**Problem to solve**.
Using the records below, copy exactly the part that opens with the line holding "Convert this chart to matplotlib code." and closes with the line holding "edu_ticks = [-1, 0, 1, 2, 3, 4]", minus the pictures.

**Supplied information**.
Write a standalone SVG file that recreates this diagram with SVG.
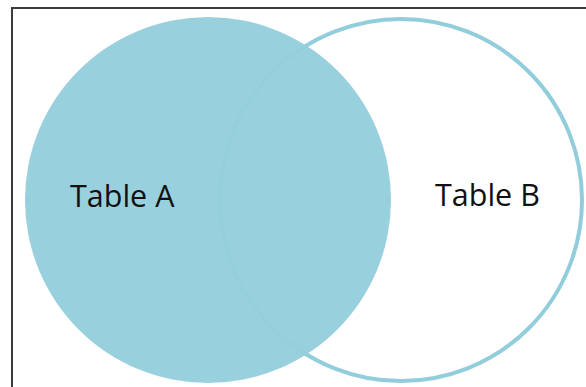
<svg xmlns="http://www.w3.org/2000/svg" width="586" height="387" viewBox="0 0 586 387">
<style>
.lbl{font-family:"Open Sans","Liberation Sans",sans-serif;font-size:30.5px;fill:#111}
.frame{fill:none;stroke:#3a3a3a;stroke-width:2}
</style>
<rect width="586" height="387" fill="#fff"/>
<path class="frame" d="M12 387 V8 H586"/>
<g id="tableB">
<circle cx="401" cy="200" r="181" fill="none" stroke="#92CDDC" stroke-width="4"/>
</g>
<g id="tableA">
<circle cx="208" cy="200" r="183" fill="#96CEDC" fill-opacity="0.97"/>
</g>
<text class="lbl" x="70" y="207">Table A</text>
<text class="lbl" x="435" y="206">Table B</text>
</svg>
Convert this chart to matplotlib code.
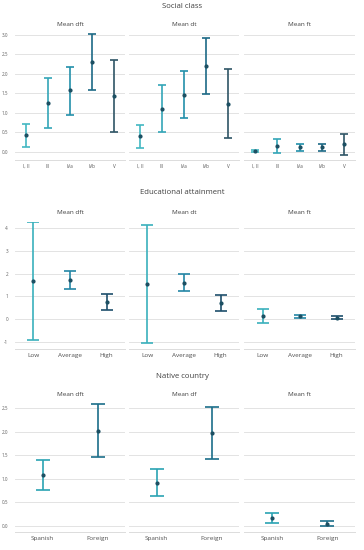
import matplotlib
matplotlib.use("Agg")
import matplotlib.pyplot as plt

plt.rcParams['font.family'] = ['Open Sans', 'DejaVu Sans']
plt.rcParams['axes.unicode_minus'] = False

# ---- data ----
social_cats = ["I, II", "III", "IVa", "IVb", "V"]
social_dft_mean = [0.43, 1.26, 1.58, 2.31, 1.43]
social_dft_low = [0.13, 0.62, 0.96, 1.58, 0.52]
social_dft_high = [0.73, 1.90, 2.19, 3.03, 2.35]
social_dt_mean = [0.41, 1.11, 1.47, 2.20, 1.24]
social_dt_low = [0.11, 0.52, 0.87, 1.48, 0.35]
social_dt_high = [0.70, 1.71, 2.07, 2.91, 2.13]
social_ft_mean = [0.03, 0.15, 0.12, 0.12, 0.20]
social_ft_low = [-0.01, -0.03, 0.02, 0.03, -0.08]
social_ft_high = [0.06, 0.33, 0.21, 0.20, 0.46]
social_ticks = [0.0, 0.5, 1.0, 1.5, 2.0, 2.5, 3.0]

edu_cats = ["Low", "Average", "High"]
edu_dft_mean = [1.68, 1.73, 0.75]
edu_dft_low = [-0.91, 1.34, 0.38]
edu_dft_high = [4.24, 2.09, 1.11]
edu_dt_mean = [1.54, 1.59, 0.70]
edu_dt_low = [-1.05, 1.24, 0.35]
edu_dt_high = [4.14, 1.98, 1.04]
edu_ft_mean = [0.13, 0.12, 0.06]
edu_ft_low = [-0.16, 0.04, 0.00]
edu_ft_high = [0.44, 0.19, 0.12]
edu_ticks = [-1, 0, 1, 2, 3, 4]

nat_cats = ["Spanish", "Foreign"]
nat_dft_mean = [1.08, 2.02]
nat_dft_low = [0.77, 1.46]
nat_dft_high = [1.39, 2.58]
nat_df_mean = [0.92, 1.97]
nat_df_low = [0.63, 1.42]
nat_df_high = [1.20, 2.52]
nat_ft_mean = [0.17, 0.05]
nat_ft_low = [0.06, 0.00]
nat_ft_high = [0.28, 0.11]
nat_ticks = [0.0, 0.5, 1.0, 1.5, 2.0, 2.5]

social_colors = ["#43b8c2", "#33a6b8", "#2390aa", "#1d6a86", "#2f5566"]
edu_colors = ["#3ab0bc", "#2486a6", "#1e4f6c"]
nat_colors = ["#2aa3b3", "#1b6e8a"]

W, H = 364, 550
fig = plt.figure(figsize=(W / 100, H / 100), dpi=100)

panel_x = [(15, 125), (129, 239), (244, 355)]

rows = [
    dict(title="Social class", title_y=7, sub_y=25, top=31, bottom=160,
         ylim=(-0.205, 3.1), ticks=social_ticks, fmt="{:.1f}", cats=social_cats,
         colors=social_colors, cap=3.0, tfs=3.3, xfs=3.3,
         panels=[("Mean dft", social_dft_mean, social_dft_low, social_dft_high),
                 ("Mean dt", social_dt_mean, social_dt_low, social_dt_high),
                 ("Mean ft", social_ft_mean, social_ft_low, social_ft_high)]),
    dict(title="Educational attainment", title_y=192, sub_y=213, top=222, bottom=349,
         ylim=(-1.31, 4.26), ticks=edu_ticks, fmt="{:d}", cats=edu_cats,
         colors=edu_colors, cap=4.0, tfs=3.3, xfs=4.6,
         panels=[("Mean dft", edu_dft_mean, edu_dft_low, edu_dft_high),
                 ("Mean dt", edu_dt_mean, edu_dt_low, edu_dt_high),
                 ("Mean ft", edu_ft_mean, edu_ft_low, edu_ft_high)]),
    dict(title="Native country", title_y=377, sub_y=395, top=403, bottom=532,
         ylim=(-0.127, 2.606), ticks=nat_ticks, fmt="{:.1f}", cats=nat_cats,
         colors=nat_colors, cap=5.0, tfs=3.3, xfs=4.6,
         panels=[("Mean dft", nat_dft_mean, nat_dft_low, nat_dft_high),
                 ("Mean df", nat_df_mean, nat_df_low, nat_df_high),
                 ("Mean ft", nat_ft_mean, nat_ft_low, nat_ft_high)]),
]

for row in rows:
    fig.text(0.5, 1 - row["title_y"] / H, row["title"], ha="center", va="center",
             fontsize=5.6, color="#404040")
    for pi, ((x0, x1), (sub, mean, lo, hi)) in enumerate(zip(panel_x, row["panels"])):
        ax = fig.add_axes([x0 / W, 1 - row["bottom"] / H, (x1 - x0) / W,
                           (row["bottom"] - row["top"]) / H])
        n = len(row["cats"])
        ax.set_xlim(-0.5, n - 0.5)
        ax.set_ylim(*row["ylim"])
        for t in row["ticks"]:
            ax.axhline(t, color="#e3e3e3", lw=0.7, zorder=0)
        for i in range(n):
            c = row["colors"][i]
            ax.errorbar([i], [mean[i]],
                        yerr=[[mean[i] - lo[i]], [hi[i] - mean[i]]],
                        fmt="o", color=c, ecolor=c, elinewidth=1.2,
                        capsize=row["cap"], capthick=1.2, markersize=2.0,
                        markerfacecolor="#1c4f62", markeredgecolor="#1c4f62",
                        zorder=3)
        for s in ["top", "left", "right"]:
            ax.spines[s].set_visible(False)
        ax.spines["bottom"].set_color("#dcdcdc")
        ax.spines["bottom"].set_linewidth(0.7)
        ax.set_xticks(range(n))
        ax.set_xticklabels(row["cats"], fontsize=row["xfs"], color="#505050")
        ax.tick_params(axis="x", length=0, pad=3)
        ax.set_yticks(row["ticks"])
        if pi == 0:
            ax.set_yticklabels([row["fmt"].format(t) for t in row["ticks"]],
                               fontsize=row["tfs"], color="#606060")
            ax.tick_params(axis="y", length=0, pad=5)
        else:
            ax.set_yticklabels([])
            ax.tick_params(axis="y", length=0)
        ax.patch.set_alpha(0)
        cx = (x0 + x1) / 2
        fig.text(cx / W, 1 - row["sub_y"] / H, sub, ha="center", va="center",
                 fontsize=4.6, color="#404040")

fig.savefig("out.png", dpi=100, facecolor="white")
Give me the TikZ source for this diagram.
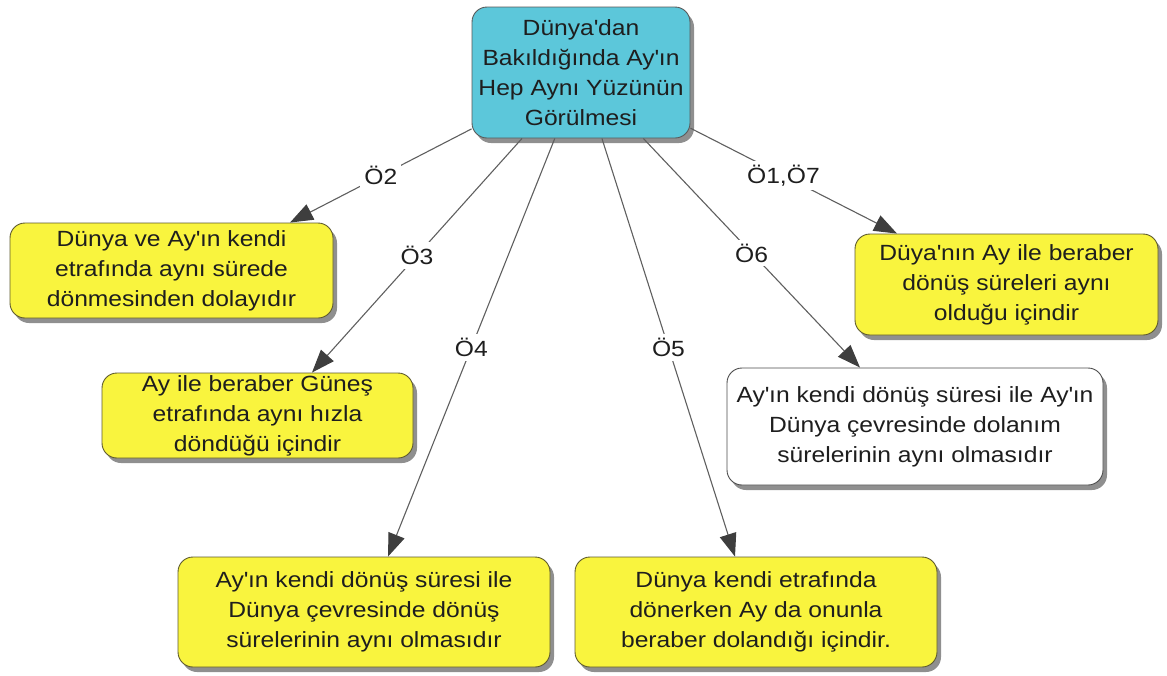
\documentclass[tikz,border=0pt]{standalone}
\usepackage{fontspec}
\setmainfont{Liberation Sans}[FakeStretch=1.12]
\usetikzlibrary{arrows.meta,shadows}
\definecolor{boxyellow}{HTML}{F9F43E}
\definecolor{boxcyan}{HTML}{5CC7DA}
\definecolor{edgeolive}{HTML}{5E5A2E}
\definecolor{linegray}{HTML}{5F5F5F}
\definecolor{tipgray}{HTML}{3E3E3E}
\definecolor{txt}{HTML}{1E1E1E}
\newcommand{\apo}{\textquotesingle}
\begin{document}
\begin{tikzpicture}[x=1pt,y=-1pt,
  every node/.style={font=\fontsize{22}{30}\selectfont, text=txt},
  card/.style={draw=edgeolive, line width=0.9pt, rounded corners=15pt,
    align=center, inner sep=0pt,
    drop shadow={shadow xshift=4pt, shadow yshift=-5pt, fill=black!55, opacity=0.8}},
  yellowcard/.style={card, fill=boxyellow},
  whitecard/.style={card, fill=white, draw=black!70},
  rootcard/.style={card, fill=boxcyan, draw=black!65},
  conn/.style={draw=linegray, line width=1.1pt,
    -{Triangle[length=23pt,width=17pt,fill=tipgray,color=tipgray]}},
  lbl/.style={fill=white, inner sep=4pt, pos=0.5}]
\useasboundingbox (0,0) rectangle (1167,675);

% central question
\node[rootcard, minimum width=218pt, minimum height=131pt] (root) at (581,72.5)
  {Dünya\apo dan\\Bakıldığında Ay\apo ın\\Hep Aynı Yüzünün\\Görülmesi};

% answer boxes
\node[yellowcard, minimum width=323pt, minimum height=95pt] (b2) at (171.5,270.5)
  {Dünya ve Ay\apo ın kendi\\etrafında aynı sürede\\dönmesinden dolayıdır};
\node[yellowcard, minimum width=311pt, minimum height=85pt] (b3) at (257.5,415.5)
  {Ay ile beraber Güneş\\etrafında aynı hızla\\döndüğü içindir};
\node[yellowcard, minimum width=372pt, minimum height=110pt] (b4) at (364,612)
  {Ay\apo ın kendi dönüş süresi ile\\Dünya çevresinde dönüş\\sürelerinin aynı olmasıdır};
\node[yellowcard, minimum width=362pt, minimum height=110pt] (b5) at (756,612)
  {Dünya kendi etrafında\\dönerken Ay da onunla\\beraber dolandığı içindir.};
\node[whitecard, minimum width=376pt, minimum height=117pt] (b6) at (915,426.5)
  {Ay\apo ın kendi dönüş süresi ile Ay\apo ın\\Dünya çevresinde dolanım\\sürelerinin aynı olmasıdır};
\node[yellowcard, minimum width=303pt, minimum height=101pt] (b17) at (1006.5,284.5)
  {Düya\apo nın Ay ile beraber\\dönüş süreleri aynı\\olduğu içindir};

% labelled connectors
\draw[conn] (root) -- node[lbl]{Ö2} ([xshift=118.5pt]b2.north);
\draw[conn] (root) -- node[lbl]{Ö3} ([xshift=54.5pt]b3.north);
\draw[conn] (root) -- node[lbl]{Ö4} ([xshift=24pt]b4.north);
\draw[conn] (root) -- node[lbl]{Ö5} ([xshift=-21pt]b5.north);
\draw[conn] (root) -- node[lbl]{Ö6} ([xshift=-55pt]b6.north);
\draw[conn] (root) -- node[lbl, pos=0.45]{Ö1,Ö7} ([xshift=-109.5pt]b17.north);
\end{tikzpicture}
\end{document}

**Exercise answer**.
Convert this chart to matplotlib code.
import matplotlib
matplotlib.use("Agg")
import matplotlib.pyplot as plt

plt.rcParams['font.family'] = ['Open Sans', 'DejaVu Sans']
plt.rcParams['axes.unicode_minus'] = False

# ---- data ----
social_cats = ["I, II", "III", "IVa", "IVb", "V"]
social_dft_mean = [0.43, 1.26, 1.58, 2.31, 1.43]
social_dft_low = [0.13, 0.62, 0.96, 1.58, 0.52]
social_dft_high = [0.73, 1.90, 2.19, 3.03, 2.35]
social_dt_mean = [0.41, 1.11, 1.47, 2.20, 1.24]
social_dt_low = [0.11, 0.52, 0.87, 1.48, 0.35]
social_dt_high = [0.70, 1.71, 2.07, 2.91, 2.13]
social_ft_mean = [0.03, 0.15, 0.12, 0.12, 0.20]
social_ft_low = [-0.01, -0.03, 0.02, 0.03, -0.08]
social_ft_high = [0.06, 0.33, 0.21, 0.20, 0.46]
social_ticks = [0.0, 0.5, 1.0, 1.5, 2.0, 2.5, 3.0]

edu_cats = ["Low", "Average", "High"]
edu_dft_mean = [1.68, 1.73, 0.75]
edu_dft_low = [-0.91, 1.34, 0.38]
edu_dft_high = [4.24, 2.09, 1.11]
edu_dt_mean = [1.54, 1.59, 0.70]
edu_dt_low = [-1.05, 1.24, 0.35]
edu_dt_high = [4.14, 1.98, 1.04]
edu_ft_mean = [0.13, 0.12, 0.06]
edu_ft_low = [-0.16, 0.04, 0.00]
edu_ft_high = [0.44, 0.19, 0.12]
edu_ticks = [-1, 0, 1, 2, 3, 4]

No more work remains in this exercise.